Para comparar, também injetaram as moscas com secreções intestinais de uma espécie de aranha venenosa. Ambos os tipos de secreções mataram as moscas, sugerindo que a U. plumipes usa os seus fluidos digestivos tóxicos para matar, mas que estas secreções intestinais são comuns nas aranhas em geral.
Ou seja, o veneno que outras aranhas utilizam nas presas não “migrou” para o intestino. A U. plumipes terá aprendido a usar de forma inovadora secreções intestinais já existentes. Os cientistas publicaram recentemente as conclusões na revista BMC Biology.
“O sistema de veneno é dispendioso… consome energia metabólica para produzir veneno e manter o sistema”, explica Jenner. “Portanto, nestas aranhas, a perda do sistema de veneno significa que tiveram de aprender outra forma de imobilizar as presas”.

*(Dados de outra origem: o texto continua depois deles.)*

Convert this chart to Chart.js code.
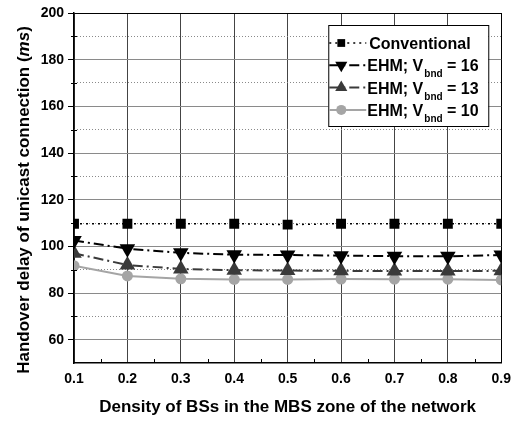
<!DOCTYPE html>
<html lang="en">
  <head>
    <meta charset="UTF-8" />
    <title>Handover delay of unicast connection</title>
    <script src="https://cdn.jsdelivr.net/npm/chart.js"></script>
    <style>
      body { margin: 0; background: #fff; }
      #chart { width: 519px; height: 423px; }
    </style>
  </head>
  <body>
    <div id="chart"><canvas></canvas></div>
    <script>
      // values
      const density = [0.1, 0.2, 0.3, 0.4, 0.5, 0.6, 0.7, 0.8, 0.9];
      const conventional = [109.7, 109.7, 109.7, 109.7, 109.3, 109.7, 109.7, 109.7, 109.7];
      const ehm16 = [102.5, 99, 97.2, 96.4, 96.3, 96, 95.8, 95.7, 96.3];
      const ehm13 = [97, 92, 90.3, 89.8, 89.6, 89.5, 89.4, 89.4, 89.5];
      const ehm10 = [91.7, 87.3, 86.1, 85.8, 85.8, 86, 85.9, 85.9, 85.6];
      const yMajorTicks = [60, 80, 100, 120, 140, 160, 180, 200];
      const yMinorTicks = [70, 90, 110, 130, 150, 170, 190];
      const xMinorTicks = [0.15, 0.25, 0.35, 0.45, 0.55, 0.65, 0.75, 0.85];
      const seriesNames = ["Conventional", "EHM; V", "EHM; V", "EHM; V"];
      const seriesSubs = ["", "bnd", "bnd", "bnd"];
      const seriesTails = ["", " = 16", " = 13", " = 10"];

      const FONT = "'Liberation Sans', Arial, sans-serif";
      const pts = (arr) => arr.map((v, i) => ({ x: density[i], y: v }));

      // legend with the subscripts, drawn in the top right corner
      const boxLegend = {
        id: "boxLegend",
        afterDatasetsDraw(chart) {
          const ctx = chart.ctx;
          const a = chart.chartArea;
          const left = a.right - 173, top = a.top + 12;
          const w = 160, h = 101;
          ctx.save();
          ctx.fillStyle = "#fff";
          ctx.fillRect(left, top, w, h);
          ctx.strokeStyle = "#000";
          ctx.lineWidth = 1;
          ctx.strokeRect(left + 0.5, top + 0.5, w, h);
          chart.data.datasets.forEach((ds, i) => {
            const y = top + 18 + i * 22.3;
            ctx.save();
            ctx.strokeStyle = ds.borderColor;
            ctx.lineWidth = ds.borderWidth;
            ctx.setLineDash(ds.borderDash || []);
            ctx.beginPath();
            ctx.moveTo(left + 1, y);
            ctx.lineTo(left + 38, y);
            ctx.stroke();
            ctx.restore();
            ctx.fillStyle = ds.borderColor;
            ctx.strokeStyle = ds.borderColor;
            Chart.helpers.drawPoint(ctx, {
              pointStyle: ds.pointStyle,
              rotation: ds.pointRotation || 0,
              radius: ds.legendRadius,
              borderWidth: 0,
            }, left + 13, y);
            ctx.fillStyle = "#000";
            ctx.textBaseline = "alphabetic";
            ctx.font = "bold 16px " + FONT;
            let x = left + (i === 0 ? 41 : 39);
            ctx.fillText(seriesNames[i], x, y + 6);
            x += ctx.measureText(seriesNames[i]).width;
            if (seriesSubs[i]) {
              ctx.font = "bold 10px " + FONT;
              ctx.fillText(seriesSubs[i], x + 1, y + 12);
              x += ctx.measureText(seriesSubs[i]).width + 1;
              ctx.font = "bold 16px " + FONT;
              ctx.fillText(seriesTails[i], x, y + 6);
            }
          });
          ctx.restore();
        },
      };

      // y title has an italic "ms", so it is drawn by hand
      const yTitle = {
        id: "yTitle",
        afterDraw(chart) {
          const ctx = chart.ctx;
          const parts = [
            ["Handover delay of unicast connection (", "bold"],
            ["ms", "italic bold"],
            [")", "bold"],
          ];
          ctx.save();
          let total = 0;
          parts.forEach((p) => {
            ctx.font = p[1] + " 17px " + FONT;
            total += ctx.measureText(p[0]).width;
          });
          ctx.translate(29, 200);
          ctx.rotate(-Math.PI / 2);
          ctx.fillStyle = "#000";
          ctx.textBaseline = "alphabetic";
          let x = -total / 2;
          parts.forEach((p) => {
            ctx.font = p[1] + " 17px " + FONT;
            ctx.fillText(p[0], x, 0);
            x += ctx.measureText(p[0]).width;
          });
          ctx.restore();
        },
      };

      // short minor ticks on both axes
      const minorTicks = {
        id: "minorTicks",
        afterDraw(chart) {
          const ctx = chart.ctx;
          const xs = chart.scales.x, ys = chart.scales.y;
          ctx.save();
          ctx.strokeStyle = "#000";
          ctx.lineWidth = 1;
          ctx.beginPath();
          for (const v of xMinorTicks) {
            const px = Math.round(xs.getPixelForValue(v)) + 0.5;
            ctx.moveTo(px, ys.bottom);
            ctx.lineTo(px, ys.bottom - 4);
          }
          for (const v of yMinorTicks) {
            const py = Math.round(ys.getPixelForValue(v)) + 0.5;
            ctx.moveTo(xs.left - 3, py);
            ctx.lineTo(xs.left + 3, py);
          }
          ctx.stroke();
          ctx.restore();
        },
      };

      new Chart(document.querySelector("#chart canvas"), {
        type: "line",
        data: {
          datasets: [
            {
              label: "Conventional",
              data: pts(conventional),
              borderColor: "#000",
              backgroundColor: "#000",
              borderWidth: 1.5,
              borderDash: [2, 4],
              pointStyle: "rect",
              pointRadius: 7,
              legendRadius: 5.5,
            },
            {
              label: "EHM; Vbnd = 16",
              data: pts(ehm16),
              borderColor: "#000",
              backgroundColor: "#000",
              borderWidth: 2,
              borderDash: [10, 4, 2, 4],
              pointStyle: "triangle",
              pointRotation: 180,
              pointRadius: 9,
              legendRadius: 7,
            },
            {
              label: "EHM; Vbnd = 13",
              data: pts(ehm13),
              borderColor: "#3a3a3a",
              backgroundColor: "#3a3a3a",
              borderWidth: 2,
              borderDash: [10, 4, 2, 4],
              pointStyle: "triangle",
              pointRadius: 9,
              legendRadius: 7,
            },
            {
              label: "EHM; Vbnd = 10",
              data: pts(ehm10),
              borderColor: "#a5a5a5",
              backgroundColor: "#a5a5a5",
              borderWidth: 2,
              pointStyle: "circle",
              pointRadius: 5.5,
              legendRadius: 5,
            },
          ].map((d) => ({
            ...d,
            pointBackgroundColor: d.borderColor,
            pointBorderColor: d.borderColor,
            pointBorderWidth: 0,
            pointHoverRadius: d.pointRadius,
            tension: 0,
            clip: 0,
          })),
        },
        options: {
          responsive: true,
          maintainAspectRatio: false,
          animation: false,
          layout: { padding: { top: 13, right: 14, left: 0, bottom: 0 } },
          plugins: { legend: { display: false }, tooltip: { enabled: false } },
          scales: {
            x: {
              type: "linear",
              min: 0.1,
              max: 0.9,
              afterBuildTicks: (s) => { s.ticks = density.map((v) => ({ value: v })); },
              afterFit: (s) => { s.height = 60; },
              ticks: {
                callback: (v) => v.toFixed(1),
                font: { family: FONT, size: 14, weight: "bold" },
                color: "#000",
                padding: 8,
                maxRotation: 0,
              },
              grid: {
                drawTicks: false,
                color: (c) => (c.tick && c.tick.value > 0.85 ? "#000" : "#444"),
              },
              border: { color: "#000", width: 1.5 },
              title: {
                display: true,
                text: "Density of BSs in the MBS zone of the network",
                font: { family: FONT, size: 17, weight: "bold" },
                color: "#000",
                padding: { top: 0, bottom: 5 },
              },
            },
            y: {
              type: "linear",
              min: 50,
              max: 200,
              afterBuildTicks: (s) => { s.ticks = yMajorTicks.map((v) => ({ value: v })); },
              afterFit: (s) => { s.width = 74; },
              ticks: {
                font: { family: FONT, size: 14, weight: "bold" },
                color: "#000",
                padding: 4,
              },
              grid: {
                tickLength: 6,
                tickColor: "#000",
                color: (c) => (c.tick && c.tick.value === 200 ? "#000" : "#8a8a8a"),
              },
              border: { color: "#000", width: 1.5 },
            },
            y2: {
              type: "linear",
              position: "left",
              min: 50,
              max: 200,
              afterBuildTicks: (s) => { s.ticks = yMinorTicks.map((v) => ({ value: v })); },
              afterFit: (s) => { s.width = 0; },
              ticks: { display: false },
              grid: { color: "#8a8a8a", drawTicks: false },
              border: { display: false, dash: [1, 2] },
            },
          },
        },
        plugins: [boxLegend, yTitle, minorTicks],
      });
    </script>
  </body>
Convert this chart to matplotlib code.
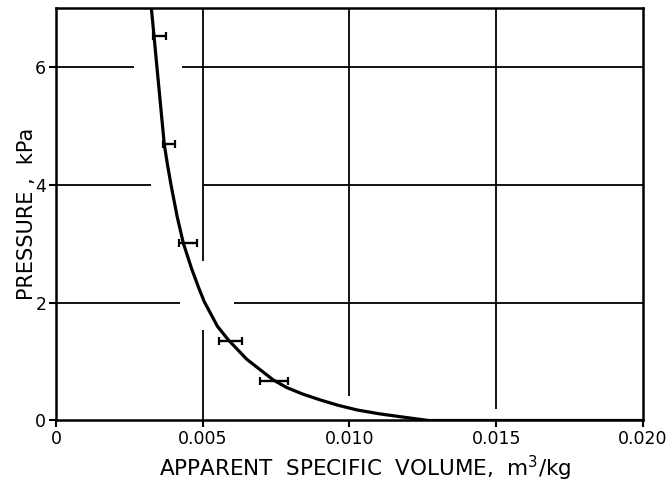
import matplotlib
matplotlib.use("Agg")
import matplotlib.pyplot as plt

# measured points with horizontal error bars
pt_vol = [0.00354, 0.00386, 0.0045, 0.00596, 0.00744]
pt_err = [0.00022, 0.00020, 0.00031, 0.00039, 0.00048]
pt_pres = [6.53, 4.69, 3.01, 1.355, 0.67]

# fitted curve
curve_vol = [0.00325, 0.00334, 0.00344, 0.00369, 0.0038, 0.00392, 0.00413,
             0.00434, 0.00462, 0.00485, 0.00505, 0.0055, 0.00587, 0.0065,
             0.0074, 0.00786, 0.0084, 0.0090, 0.0096, 0.01025, 0.0110,
             0.01172, 0.0127, 0.0200]
curve_pres = [7.0, 6.53, 6.0, 4.69, 4.34, 4.0, 3.46,
              3.01, 2.58, 2.27, 2.02, 1.6, 1.37, 1.04,
              0.69, 0.56, 0.45, 0.35, 0.26, 0.18, 0.115,
              0.065, 0.0, 0.0]

xticks = [0, 0.005, 0.010, 0.015, 0.020]
xticklabels = ["0", "0.005", "0.010", "0.015", "0.020"]
yticks = [0, 2, 4, 6]

# hand-drawn grid has gaps around the curve
hgrid = [(6, 0, 0.00267), (6, 0.00428, 0.020),
         (4, 0, 0.00325), (4, 0.005, 0.020),
         (2, 0, 0.00424), (2, 0.00606, 0.020)]
vgrid = [(0.005, 2.71, 7), (0.005, 0, 1.53),
         (0.010, 0.42, 7), (0.015, 0.19, 7)]

fig = plt.figure(figsize=(6.68, 4.83), dpi=100)
ax = fig.add_axes([0.0838, 0.1294, 0.8787, 0.8536])

for y, x0, x1 in hgrid:
    ax.hlines(y, x0, x1, color="black", lw=1.3)
for x, y0, y1 in vgrid:
    ax.vlines(x, y0, y1, color="black", lw=1.3)

ax.plot(curve_vol, curve_pres, color="black", lw=2.3,
        solid_capstyle="round", solid_joinstyle="round")
ax.errorbar(pt_vol, pt_pres, xerr=pt_err, fmt="none", ecolor="black",
            elinewidth=1.7, capsize=3, capthick=1.6)

ax.set_xlim(0, 0.020)
ax.set_ylim(0, 7)
ax.set_xticks(xticks)
ax.set_xticklabels(xticklabels)
ax.set_yticks(yticks)
for s in ax.spines.values():
    s.set_linewidth(1.8)
ax.tick_params(direction="out", length=5, width=1.5, labelsize=12.5, pad=2)

ax.set_xlabel(r"APPARENT  SPECIFIC  VOLUME,  m$^3$/kg", fontsize=15.5, labelpad=4)
ax.xaxis.label.set_x(0.526)
ax.set_ylabel("PRESSURE ,  kPa", fontsize=15, labelpad=-1)

fig.savefig("out.png", dpi=100)
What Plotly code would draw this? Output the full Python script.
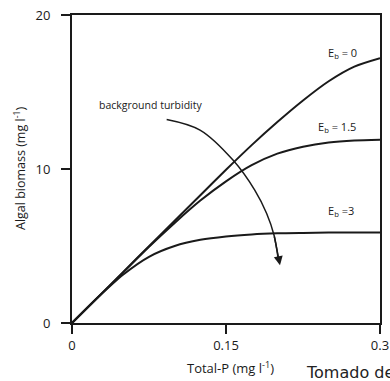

O segredo da imobilização da U. plumipes está no extenso embrulho com seda e na aplicação igualmente abundante de fluidos. A aranha faz “um burrito” da sua presa, diz Jenner.
Depois regurgita fluidos digestivos tóxicos sobre todo o pacote, o que mata a presa e dissolve os seus tecidos. “Uma aranha só ingere alimento líquido, por isso tem de aspirar o “caldo digestivo” resultante da regurgitação dos fluidos”, explica Jenner.
Normalmente, as aranhas apenas injetam toxinas através das feridas de mordida, de modo que, se o veneno não matar a presa, o vómito tratará do resto. “É uma característica conservada ter fluidos digestivos tão potentes, mas a ideia é que estas aranhas não venenosas o adaptaram para usá-lo na caça”, afirma Zancolli.
Quanto à razão pela qual a família U. loboridae perdeu por completo as glândulas de veneno na cabeça, Jenner acredita que se deve ao facto de já não precisarem de veneno para dominar as presas. “Acho que se tornaram tão especialistas a fazer “burritos” de seda que deixaram de precisar de veneno para imobilizar”, diz.
Algumas cobras marinhas evoluíram de forma semelhante, perdendo todos os órgãos relacionados com a produção de veneno na altura em que começaram a alimentar-se de ovos de peixe, que não exigem captura nem imobilização.
Como próximo passo, Jenner considera que os cientistas devem analisar a expressão de determinados genes de toxinas ou venenos em toda a árvore filogenética das aranhas e também noutras aranhas e aracnídeos.
“Foi muito interessante ver quantas toxinas estão presentes no intestino” da U. plumipes, diz Jenner. Mas será que estas toxinas também existem noutras aranhas.
De uma forma ou de outra, ao longo do tempo, as aranhas parecem ter aprendido várias maneiras de saborear o seu almoço líquido.